(Reuters) – Most major stock markets in the Gulf were subdued on Monday, tracking oil prices and Asian shares lower, while the Abu Dhabi index bucked the trend.
Oil prices – a key catalyst for the Gulf’s financial markets – dipped in Asian trade as investors tread cautiously ahead of fresh economic data from top consumers the United States and China this week, though expected crude supply cuts from Saudi Arabia and Russia limited losses.
Saudi Arabia’s benchmark index (.TASI) dropped 0.2%, hit by a 0.4% fall in Al Rajhi Bank (1120.SE) and a 1.2% decline in Banque Saudi Fransi (1050.SE).
Among other losers, Saudi National Bank (1180.SE) fell 0.4%. The kingdom’s largest lender wanted to increase its stake in Credit Suisse to around 40% from 9.88%, but was prevented from doing so by Swiss regulator FINMA, Blick newspaper reported on Sunday.
UBS (UBSG.S) completed the emergency takeover of Credit Suisse last month, forging a Swiss banking and wealth management giant with a $1.6 trillion balance sheet and overseeing more than $5 trillion in assets.
The deal converted Saudi National Bank’s stake in Credit Suisse into just 0.5% of UBS.
In Qatar, the index (.QSI) retreated 0.8%, as most of the stocks on the index were in negative territory, including the Gulf’s biggest lender Qatar National Bank (QNBK.QA), which was down 1.4%.
Dubai’s main share index (.FTFADGI) was flat, hovering near an eight-year high.
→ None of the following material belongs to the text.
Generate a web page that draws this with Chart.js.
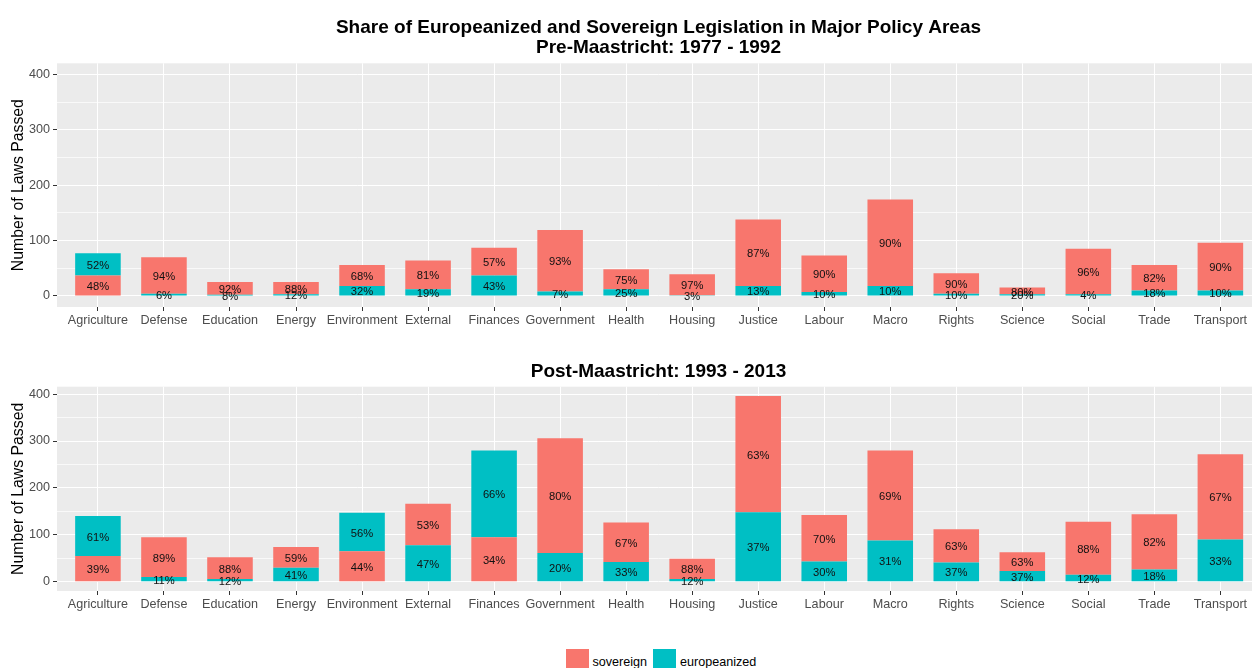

The Abu Dhabi index (.FTFADGI) rose 0.1%.
Foreign direct investment (FDI) flows into the United Arab Emirates rose 10% in 2022 from the previous year to a record $23 billion, the United Nations trade body said in a report on Wednesday.
FDI inflows, globally, fell 12% in the year, the United Nations Conference on Trade and Development (UNCTAD) said in its World Investment Report 2023.